Going back to being an employee

After almost an 8-year hiatus I have been an employee for just over a year. Over the 8 years, I didn’t completely stop working but I chose to spend more time with my daughters while they were still small, rather than focus on my career. I undertook short-term, ad hoc sub-contracts picking and choosing flexible work that I thought I could fit in between looking after the girls without becoming too exhausted.

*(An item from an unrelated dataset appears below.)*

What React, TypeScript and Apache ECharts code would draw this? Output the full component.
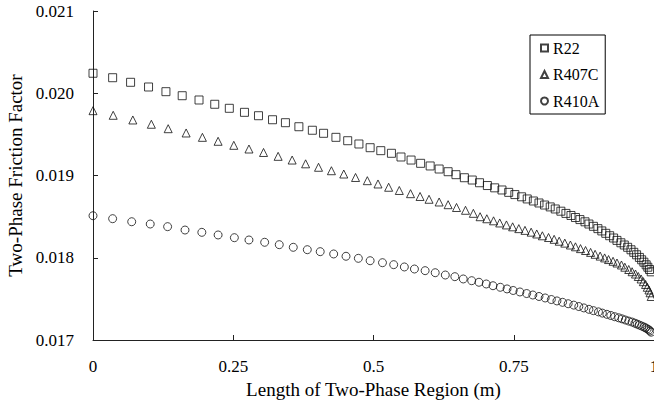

One of the best contracts I had was with an IT accounting software company which I held onto for over four years. The work was done completely from home with weekly skype meetings and occasional trips into London usually for the Christmas meal and have a catch-up. The people were friendly and the work was good.

The worst contract

In contrast, one of the worst contracts I had was for a bookkeeping company who constantly cut my hours every time I sent in my timesheet. To be honest I can understand that it can be difficult to trust other people but it was quite demoralising to be told that you’re taking longer than what it should take and so you get paid less.

For both of them, I had made the initial contact through my blogs on Accountingweb. My interview for the second contract was a phone call with the owner and then I was set up on their systems. For the year that I worked on this contract, I did not once meet the owner. Not in real life or through video calls, such as Skype, not that that was an issue just a little odd. Plus she didn’t really have any social media presence that I could follow to keep up with her and know more about her.

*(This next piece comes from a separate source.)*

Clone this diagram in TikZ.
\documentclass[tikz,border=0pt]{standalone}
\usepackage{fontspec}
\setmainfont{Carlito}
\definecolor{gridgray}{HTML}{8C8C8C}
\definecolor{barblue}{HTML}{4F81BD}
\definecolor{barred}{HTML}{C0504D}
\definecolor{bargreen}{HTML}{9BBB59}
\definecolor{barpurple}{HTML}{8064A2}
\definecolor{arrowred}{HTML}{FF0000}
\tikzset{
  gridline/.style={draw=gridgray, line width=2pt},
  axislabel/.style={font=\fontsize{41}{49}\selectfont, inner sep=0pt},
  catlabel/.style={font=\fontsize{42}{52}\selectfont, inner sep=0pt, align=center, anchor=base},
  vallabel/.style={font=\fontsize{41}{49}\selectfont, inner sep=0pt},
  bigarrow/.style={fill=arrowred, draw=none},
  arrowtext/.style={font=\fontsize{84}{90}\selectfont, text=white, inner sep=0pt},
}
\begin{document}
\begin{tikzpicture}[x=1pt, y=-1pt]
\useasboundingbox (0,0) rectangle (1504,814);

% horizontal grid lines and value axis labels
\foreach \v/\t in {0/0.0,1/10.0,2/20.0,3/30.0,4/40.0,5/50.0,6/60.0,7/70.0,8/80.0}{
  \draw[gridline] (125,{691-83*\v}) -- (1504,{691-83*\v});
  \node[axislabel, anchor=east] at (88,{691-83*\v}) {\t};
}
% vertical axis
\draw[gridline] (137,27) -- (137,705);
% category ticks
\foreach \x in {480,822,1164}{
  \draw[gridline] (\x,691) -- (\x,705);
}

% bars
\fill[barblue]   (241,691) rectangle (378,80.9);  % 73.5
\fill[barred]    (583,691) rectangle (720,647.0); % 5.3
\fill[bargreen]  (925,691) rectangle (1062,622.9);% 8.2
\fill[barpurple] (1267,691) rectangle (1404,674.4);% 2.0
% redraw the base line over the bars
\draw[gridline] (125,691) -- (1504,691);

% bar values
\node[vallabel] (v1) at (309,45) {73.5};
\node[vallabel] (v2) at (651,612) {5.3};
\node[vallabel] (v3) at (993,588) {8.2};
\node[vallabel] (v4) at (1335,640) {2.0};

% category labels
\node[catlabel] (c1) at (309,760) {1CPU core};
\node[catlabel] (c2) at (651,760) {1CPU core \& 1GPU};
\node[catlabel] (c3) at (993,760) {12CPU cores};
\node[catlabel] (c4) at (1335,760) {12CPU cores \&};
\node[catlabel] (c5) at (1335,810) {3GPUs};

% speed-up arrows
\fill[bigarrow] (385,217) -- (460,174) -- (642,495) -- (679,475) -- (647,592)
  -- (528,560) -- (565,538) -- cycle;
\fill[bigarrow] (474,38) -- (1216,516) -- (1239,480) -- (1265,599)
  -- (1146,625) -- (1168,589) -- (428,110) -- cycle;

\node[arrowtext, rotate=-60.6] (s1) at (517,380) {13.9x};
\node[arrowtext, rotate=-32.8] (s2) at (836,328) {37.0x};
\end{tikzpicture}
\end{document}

The only other contract I had was for another bookkeeping type work. I didn’t mind doing bookkeeping work as I felt it should be less stressful. But it’s quite hard to stay motivated when you know you can do more challenging work. On top of that, the less I was exposed to the type of work I used to do or even wanted to do, the less confidence I had in my ability to be able to do it which started to feel like a catch-22 situation.

Those were the three main contracts I undertook during my time-off being employed in between blogging and half-heartedly attempting to start my own practice.

Starting a practice

I liked the idea of working for myself but in hindsight, starting my own practice probably didn’t flourish because I wasn’t prepared to put the long hours and effort that is required at the beginning. I wanted my work to fit in with my lifestyle (I still do). I didn’t really have a plan or the support I needed. I know there are lots of places you can go to on social media nowadays that can give you lots of support.

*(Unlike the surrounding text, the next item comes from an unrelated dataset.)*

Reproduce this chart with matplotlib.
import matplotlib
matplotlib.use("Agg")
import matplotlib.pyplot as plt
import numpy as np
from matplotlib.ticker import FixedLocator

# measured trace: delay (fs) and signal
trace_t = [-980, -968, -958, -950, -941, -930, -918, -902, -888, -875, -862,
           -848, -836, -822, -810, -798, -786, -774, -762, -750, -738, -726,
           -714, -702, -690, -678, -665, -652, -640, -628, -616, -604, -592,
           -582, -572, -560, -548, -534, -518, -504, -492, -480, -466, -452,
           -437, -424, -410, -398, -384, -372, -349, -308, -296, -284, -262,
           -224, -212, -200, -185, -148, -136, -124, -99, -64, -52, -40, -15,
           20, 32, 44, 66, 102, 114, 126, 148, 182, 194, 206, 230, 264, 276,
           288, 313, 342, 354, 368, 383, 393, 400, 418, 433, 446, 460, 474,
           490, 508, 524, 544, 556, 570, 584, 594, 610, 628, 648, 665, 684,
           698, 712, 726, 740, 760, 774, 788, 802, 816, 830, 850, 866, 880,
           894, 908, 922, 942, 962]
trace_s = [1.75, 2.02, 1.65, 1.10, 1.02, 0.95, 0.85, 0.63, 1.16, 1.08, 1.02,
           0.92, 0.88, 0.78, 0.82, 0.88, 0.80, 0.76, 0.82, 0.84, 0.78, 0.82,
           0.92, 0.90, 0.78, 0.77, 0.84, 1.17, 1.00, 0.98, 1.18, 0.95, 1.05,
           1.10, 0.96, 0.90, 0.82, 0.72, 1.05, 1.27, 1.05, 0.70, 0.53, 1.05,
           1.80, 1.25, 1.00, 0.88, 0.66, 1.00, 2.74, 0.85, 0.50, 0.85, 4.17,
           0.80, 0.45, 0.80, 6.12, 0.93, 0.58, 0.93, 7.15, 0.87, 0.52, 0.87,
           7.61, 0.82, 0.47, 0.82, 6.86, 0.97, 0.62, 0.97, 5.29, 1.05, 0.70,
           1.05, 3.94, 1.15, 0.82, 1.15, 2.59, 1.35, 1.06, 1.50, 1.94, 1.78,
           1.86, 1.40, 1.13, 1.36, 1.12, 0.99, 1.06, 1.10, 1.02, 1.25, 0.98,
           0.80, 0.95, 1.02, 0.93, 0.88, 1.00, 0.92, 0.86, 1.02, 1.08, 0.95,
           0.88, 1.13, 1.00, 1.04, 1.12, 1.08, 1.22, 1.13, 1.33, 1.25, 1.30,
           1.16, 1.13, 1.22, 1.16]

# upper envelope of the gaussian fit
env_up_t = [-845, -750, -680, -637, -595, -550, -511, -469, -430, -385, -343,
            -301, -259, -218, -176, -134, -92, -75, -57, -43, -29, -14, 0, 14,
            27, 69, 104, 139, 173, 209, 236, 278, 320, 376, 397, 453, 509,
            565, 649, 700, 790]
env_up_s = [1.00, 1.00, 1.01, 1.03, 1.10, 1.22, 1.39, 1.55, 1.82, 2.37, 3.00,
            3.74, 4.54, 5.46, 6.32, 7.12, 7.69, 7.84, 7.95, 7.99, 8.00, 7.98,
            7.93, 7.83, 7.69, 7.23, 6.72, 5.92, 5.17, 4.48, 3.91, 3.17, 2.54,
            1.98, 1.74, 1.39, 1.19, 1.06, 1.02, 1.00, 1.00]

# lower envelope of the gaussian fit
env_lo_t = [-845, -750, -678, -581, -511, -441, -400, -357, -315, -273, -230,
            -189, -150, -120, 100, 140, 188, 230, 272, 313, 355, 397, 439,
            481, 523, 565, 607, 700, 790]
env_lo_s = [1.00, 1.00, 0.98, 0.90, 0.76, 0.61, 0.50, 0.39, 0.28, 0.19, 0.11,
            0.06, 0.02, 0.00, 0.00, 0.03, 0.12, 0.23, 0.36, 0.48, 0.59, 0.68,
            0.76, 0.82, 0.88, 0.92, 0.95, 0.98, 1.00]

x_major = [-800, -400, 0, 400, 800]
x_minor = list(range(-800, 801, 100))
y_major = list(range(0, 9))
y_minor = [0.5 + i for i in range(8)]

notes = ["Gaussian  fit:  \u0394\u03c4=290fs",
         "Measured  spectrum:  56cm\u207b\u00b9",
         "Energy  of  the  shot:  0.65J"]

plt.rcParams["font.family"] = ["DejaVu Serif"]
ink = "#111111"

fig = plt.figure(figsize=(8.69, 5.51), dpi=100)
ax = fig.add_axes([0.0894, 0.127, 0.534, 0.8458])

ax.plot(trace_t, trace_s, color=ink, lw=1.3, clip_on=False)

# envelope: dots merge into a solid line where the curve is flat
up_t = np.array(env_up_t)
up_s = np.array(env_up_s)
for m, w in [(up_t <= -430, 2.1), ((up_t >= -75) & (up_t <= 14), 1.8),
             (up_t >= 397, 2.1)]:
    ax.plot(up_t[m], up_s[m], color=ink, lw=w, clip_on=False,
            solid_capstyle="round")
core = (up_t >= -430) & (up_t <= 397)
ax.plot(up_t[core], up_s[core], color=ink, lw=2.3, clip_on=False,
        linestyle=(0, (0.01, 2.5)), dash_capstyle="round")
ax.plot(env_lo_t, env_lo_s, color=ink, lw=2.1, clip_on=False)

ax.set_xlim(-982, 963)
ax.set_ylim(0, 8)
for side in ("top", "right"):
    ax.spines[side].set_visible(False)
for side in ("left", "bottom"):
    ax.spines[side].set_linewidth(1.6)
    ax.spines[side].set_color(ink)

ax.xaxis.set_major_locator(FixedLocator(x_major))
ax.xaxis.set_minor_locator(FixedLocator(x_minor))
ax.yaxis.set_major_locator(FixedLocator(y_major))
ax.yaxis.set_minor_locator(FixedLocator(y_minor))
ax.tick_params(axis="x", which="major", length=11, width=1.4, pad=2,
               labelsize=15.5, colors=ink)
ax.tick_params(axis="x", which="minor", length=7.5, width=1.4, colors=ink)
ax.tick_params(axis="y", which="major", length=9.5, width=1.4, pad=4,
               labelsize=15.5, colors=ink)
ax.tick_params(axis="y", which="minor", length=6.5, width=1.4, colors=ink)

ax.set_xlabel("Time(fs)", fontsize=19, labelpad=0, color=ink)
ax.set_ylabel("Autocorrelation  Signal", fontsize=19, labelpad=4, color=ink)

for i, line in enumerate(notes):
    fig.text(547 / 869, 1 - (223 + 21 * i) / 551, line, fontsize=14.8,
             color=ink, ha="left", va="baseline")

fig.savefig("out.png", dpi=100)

At the same time, blogging started becoming a big part of my life. However, I couldn’t see how I could make money blogging and instead vaguely contemplated a career in writing by looking on google for potential writing courses and buying a load of books.

Being employed

Coming back to my current job, I like having the structure of being in employed work. I work 9.30 to 2.30 and those 5 hours I work whether I am in the office or at home, I am accountable for the work I do. Anything after that is up to me and whether I have the time or not, it’s my choice. As much as I do love having the structure, I do sometimes miss writing in the middle of the night as I know have to be up for work in the morning. Although, I’m starting to realise that I’m not that good a sleeper any more.

Another thing about going to work after having almost 8 years away is that I feel very out of my depth, firstly as it was a big change from what I was used to do but also I’ve been at home, almost a hermit, for 8 years. It doesn’t help that I’m quite shy and reserved anyway.  I’m employed to write which I love and can’t believe I’m doing something that I love. But I have never done this before – well, apart from blogging obviously and some written work that I was paid for. But being employed to do it feels like a huge responsibility. Plus, I’ve never really known how good or bad my writing is until now.

Sometimes I feel that maybe they have got the wrong person and that they’ll find out soon and will get rid of me. Plus I sit in an area where all the lecturers sit, some of whose lectures I remember going to and I’m still quite in awe of them. However, I think I have learnt a lot in the time I’ve been here so whatever happens to my contract, I feel lucky to have had this experience.